Goal :: Exclude the pictures and reproduce the remaining data exactly as written.

Data block ::
* * * * * * *

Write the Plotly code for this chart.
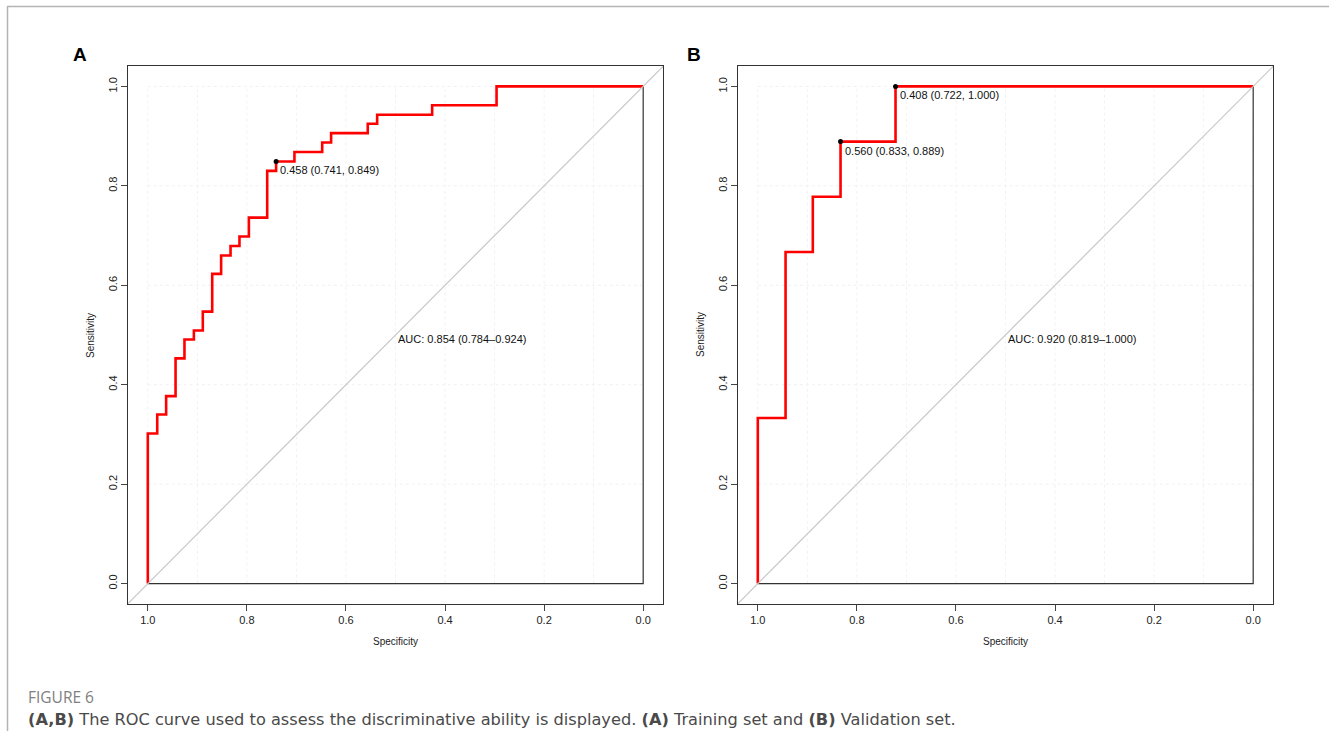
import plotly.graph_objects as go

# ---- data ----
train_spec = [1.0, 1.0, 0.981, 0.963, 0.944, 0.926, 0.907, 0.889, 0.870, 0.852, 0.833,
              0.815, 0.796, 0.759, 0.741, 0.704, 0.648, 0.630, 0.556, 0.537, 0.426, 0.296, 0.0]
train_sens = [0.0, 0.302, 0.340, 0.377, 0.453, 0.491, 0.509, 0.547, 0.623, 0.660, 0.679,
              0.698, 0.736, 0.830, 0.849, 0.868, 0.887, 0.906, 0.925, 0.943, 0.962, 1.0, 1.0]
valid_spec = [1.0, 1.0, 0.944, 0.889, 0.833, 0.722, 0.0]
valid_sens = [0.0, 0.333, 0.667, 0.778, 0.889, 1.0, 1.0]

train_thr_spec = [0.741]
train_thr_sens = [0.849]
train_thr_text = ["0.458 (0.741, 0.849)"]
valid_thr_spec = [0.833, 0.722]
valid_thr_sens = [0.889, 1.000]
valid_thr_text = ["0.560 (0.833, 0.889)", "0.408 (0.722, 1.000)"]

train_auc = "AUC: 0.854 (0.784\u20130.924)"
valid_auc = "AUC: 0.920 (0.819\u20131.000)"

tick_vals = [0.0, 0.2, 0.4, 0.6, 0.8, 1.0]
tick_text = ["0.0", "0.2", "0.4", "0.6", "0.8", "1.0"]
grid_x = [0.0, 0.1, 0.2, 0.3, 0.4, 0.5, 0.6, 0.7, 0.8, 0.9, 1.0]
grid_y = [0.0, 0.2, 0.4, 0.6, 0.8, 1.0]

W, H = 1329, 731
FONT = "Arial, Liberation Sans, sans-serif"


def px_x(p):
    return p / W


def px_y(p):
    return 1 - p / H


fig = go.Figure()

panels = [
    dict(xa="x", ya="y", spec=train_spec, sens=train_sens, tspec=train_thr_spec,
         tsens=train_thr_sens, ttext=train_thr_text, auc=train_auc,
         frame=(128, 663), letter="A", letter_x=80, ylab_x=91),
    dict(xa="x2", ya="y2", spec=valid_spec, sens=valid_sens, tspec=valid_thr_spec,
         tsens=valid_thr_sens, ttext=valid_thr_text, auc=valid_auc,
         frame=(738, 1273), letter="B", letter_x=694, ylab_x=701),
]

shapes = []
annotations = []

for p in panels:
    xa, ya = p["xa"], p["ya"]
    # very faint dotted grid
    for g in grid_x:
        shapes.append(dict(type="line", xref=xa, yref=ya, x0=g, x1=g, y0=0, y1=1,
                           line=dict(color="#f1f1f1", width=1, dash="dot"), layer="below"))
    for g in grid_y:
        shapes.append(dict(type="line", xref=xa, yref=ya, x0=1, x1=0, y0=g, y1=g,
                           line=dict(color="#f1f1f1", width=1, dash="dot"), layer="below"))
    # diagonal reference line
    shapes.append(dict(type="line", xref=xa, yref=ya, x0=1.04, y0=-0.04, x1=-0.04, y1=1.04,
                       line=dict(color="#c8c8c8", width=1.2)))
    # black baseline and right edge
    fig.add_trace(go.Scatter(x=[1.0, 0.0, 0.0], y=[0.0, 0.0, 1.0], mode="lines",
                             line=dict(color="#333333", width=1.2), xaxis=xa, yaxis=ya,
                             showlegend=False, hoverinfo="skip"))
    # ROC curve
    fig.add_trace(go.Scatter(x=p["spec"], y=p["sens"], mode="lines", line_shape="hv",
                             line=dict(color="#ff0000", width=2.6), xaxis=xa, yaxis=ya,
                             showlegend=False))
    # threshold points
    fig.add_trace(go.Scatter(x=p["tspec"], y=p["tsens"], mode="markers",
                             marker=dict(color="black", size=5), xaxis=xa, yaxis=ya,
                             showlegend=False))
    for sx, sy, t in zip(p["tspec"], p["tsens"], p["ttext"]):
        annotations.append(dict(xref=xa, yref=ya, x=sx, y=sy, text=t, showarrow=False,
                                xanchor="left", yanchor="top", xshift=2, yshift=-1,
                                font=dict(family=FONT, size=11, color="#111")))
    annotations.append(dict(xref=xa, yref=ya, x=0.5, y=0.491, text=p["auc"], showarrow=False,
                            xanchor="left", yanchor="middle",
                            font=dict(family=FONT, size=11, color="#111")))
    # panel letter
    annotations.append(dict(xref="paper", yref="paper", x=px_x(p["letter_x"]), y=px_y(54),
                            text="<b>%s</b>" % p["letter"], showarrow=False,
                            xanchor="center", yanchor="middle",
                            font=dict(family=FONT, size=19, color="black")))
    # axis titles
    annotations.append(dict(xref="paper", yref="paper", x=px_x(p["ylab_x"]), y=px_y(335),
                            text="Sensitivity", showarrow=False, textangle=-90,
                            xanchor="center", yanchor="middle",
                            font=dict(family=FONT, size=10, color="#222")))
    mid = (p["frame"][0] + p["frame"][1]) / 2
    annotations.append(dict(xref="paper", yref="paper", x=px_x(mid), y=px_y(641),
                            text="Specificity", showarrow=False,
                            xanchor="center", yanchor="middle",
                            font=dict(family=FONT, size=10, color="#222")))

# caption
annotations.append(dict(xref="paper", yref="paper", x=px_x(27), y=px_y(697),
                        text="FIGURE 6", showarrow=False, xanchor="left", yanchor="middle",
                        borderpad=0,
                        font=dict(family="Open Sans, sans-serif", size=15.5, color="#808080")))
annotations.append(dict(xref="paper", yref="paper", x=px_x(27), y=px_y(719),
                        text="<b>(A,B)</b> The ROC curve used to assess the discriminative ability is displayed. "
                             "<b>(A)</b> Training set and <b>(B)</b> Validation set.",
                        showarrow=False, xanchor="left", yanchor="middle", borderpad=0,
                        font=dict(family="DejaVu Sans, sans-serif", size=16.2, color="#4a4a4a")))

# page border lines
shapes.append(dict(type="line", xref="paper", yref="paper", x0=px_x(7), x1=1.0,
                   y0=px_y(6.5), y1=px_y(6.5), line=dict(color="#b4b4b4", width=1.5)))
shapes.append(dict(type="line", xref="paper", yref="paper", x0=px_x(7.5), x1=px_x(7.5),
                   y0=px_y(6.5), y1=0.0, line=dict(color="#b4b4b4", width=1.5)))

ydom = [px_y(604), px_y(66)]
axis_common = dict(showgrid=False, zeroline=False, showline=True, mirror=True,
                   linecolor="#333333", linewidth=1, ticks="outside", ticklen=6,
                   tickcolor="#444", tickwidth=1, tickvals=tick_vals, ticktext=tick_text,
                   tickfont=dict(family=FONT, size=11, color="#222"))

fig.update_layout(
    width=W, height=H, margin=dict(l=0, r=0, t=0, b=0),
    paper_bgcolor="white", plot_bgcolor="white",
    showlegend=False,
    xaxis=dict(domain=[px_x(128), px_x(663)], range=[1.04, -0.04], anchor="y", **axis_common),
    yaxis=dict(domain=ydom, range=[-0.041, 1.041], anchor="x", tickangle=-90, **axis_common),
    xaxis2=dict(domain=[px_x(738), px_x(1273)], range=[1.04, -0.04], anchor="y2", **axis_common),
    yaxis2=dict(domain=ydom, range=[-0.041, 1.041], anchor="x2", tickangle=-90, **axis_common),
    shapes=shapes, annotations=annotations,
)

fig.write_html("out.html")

* * * * * * *

Correct output ::
Write the Plotly code for this chart.
import plotly.graph_objects as go

# ---- data ----
train_spec = [1.0, 1.0, 0.981, 0.963, 0.944, 0.926, 0.907, 0.889, 0.870, 0.852, 0.833,
              0.815, 0.796, 0.759, 0.741, 0.704, 0.648, 0.630, 0.556, 0.537, 0.426, 0.296, 0.0]
train_sens = [0.0, 0.302, 0.340, 0.377, 0.453, 0.491, 0.509, 0.547, 0.623, 0.660, 0.679,
              0.698, 0.736, 0.830, 0.849, 0.868, 0.887, 0.906, 0.925, 0.943, 0.962, 1.0, 1.0]
valid_spec = [1.0, 1.0, 0.944, 0.889, 0.833, 0.722, 0.0]
valid_sens = [0.0, 0.333, 0.667, 0.778, 0.889, 1.0, 1.0]

train_thr_spec = [0.741]
train_thr_sens = [0.849]
train_thr_text = ["0.458 (0.741, 0.849)"]
valid_thr_spec = [0.833, 0.722]
valid_thr_sens = [0.889, 1.000]
valid_thr_text = ["0.560 (0.833, 0.889)", "0.408 (0.722, 1.000)"]

train_auc = "AUC: 0.854 (0.784\u20130.924)"
valid_auc = "AUC: 0.920 (0.819\u20131.000)"

tick_vals = [0.0, 0.2, 0.4, 0.6, 0.8, 1.0]
tick_text = ["0.0", "0.2", "0.4", "0.6", "0.8", "1.0"]
grid_x = [0.0, 0.1, 0.2, 0.3, 0.4, 0.5, 0.6, 0.7, 0.8, 0.9, 1.0]
grid_y = [0.0, 0.2, 0.4, 0.6, 0.8, 1.0]

W, H = 1329, 731
FONT = "Arial, Liberation Sans, sans-serif"


def px_x(p):
    return p / W


def px_y(p):
    return 1 - p / H


fig = go.Figure()

panels = [
    dict(xa="x", ya="y", spec=train_spec, sens=train_sens, tspec=train_thr_spec,
         tsens=train_thr_sens, ttext=train_thr_text, auc=train_auc,
         frame=(128, 663), letter="A", letter_x=80, ylab_x=91),
    dict(xa="x2", ya="y2", spec=valid_spec, sens=valid_sens, tspec=valid_thr_spec,
         tsens=valid_thr_sens, ttext=valid_thr_text, auc=valid_auc,
         frame=(738, 1273), letter="B", letter_x=694, ylab_x=701),
]

shapes = []
annotations = []

for p in panels:
    xa, ya = p["xa"], p["ya"]
    # very faint dotted grid
    for g in grid_x:
        shapes.append(dict(type="line", xref=xa, yref=ya, x0=g, x1=g, y0=0, y1=1,
                           line=dict(color="#f1f1f1", width=1, dash="dot"), layer="below"))
    for g in grid_y:
        shapes.append(dict(type="line", xref=xa, yref=ya, x0=1, x1=0, y0=g, y1=g,
                           line=dict(color="#f1f1f1", width=1, dash="dot"), layer="below"))
    # diagonal reference line
    shapes.append(dict(type="line", xref=xa, yref=ya, x0=1.04, y0=-0.04, x1=-0.04, y1=1.04,
                       line=dict(color="#c8c8c8", width=1.2)))
    # black baseline and right edge
    fig.add_trace(go.Scatter(x=[1.0, 0.0, 0.0], y=[0.0, 0.0, 1.0], mode="lines",
                             line=dict(color="#333333", width=1.2), xaxis=xa, yaxis=ya,
                             showlegend=False, hoverinfo="skip"))
    # ROC curve
    fig.add_trace(go.Scatter(x=p["spec"], y=p["sens"], mode="lines", line_shape="hv",
                             line=dict(color="#ff0000", width=2.6), xaxis=xa, yaxis=ya,
                             showlegend=False))
    # threshold points
    fig.add_trace(go.Scatter(x=p["tspec"], y=p["tsens"], mode="markers",
                             marker=dict(color="black", size=5), xaxis=xa, yaxis=ya,
                             showlegend=False))
    for sx, sy, t in zip(p["tspec"], p["tsens"], p["ttext"]):
        annotations.append(dict(xref=xa, yref=ya, x=sx, y=sy, text=t, showarrow=False,
                                xanchor="left", yanchor="top", xshift=2, yshift=-1,
                                font=dict(family=FONT, size=11, color="#111")))
    annotations.append(dict(xref=xa, yref=ya, x=0.5, y=0.491, text=p["auc"], showarrow=False,
                            xanchor="left", yanchor="middle",
                            font=dict(family=FONT, size=11, color="#111")))
    # panel letter
    annotations.append(dict(xref="paper", yref="paper", x=px_x(p["letter_x"]), y=px_y(54),
                            text="<b>%s</b>" % p["letter"], showarrow=False,
                            xanchor="center", yanchor="middle",
                            font=dict(family=FONT, size=19, color="black")))
    # axis titles
    annotations.append(dict(xref="paper", yref="paper", x=px_x(p["ylab_x"]), y=px_y(335),
                            text="Sensitivity", showarrow=False, textangle=-90,
                            xanchor="center", yanchor="middle",
                            font=dict(family=FONT, size=10, color="#222")))
    mid = (p["frame"][0] + p["frame"][1]) / 2
    annotations.append(dict(xref="paper", yref="paper", x=px_x(mid), y=px_y(641),
                            text="Specificity", showarrow=False,
                            xanchor="center", yanchor="middle",
                            font=dict(family=FONT, size=10, color="#222")))

# caption
annotations.append(dict(xref="paper", yref="paper", x=px_x(27), y=px_y(697),
                        text="FIGURE 6", showarrow=False, xanchor="left", yanchor="middle",
                        borderpad=0,
                        font=dict(family="Open Sans, sans-serif", size=15.5, color="#808080")))
annotations.append(dict(xref="paper", yref="paper", x=px_x(27), y=px_y(719),
                        text="<b>(A,B)</b> The ROC curve used to assess the discriminative ability is displayed. "
                             "<b>(A)</b> Training set and <b>(B)</b> Validation set.",
                        showarrow=False, xanchor="left", yanchor="middle", borderpad=0,
                        font=dict(family="DejaVu Sans, sans-serif", size=16.2, color="#4a4a4a")))

# page border lines
shapes.append(dict(type="line", xref="paper", yref="paper", x0=px_x(7), x1=1.0,
                   y0=px_y(6.5), y1=px_y(6.5), line=dict(color="#b4b4b4", width=1.5)))
shapes.append(dict(type="line", xref="paper", yref="paper", x0=px_x(7.5), x1=px_x(7.5),
                   y0=px_y(6.5), y1=0.0, line=dict(color="#b4b4b4", width=1.5)))

ydom = [px_y(604), px_y(66)]
axis_common = dict(showgrid=False, zeroline=False, showline=True, mirror=True,
                   linecolor="#333333", linewidth=1, ticks="outside", ticklen=6,
                   tickcolor="#444", tickwidth=1, tickvals=tick_vals, ticktext=tick_text,
                   tickfont=dict(family=FONT, size=11, color="#222"))

fig.update_layout(
    width=W, height=H, margin=dict(l=0, r=0, t=0, b=0),
    paper_bgcolor="white", plot_bgcolor="white",
    showlegend=False,
    xaxis=dict(domain=[px_x(128), px_x(663)], range=[1.04, -0.04], anchor="y", **axis_common),
    yaxis=dict(domain=ydom, range=[-0.041, 1.041], anchor="x", tickangle=-90, **axis_common),
    xaxis2=dict(domain=[px_x(738), px_x(1273)], range=[1.04, -0.04], anchor="y2", **axis_common),
    yaxis2=dict(domain=ydom, range=[-0.041, 1.041], anchor="x2", tickangle=-90, **axis_common),
    shapes=shapes, annotations=annotations,
)

fig.write_html("out.html")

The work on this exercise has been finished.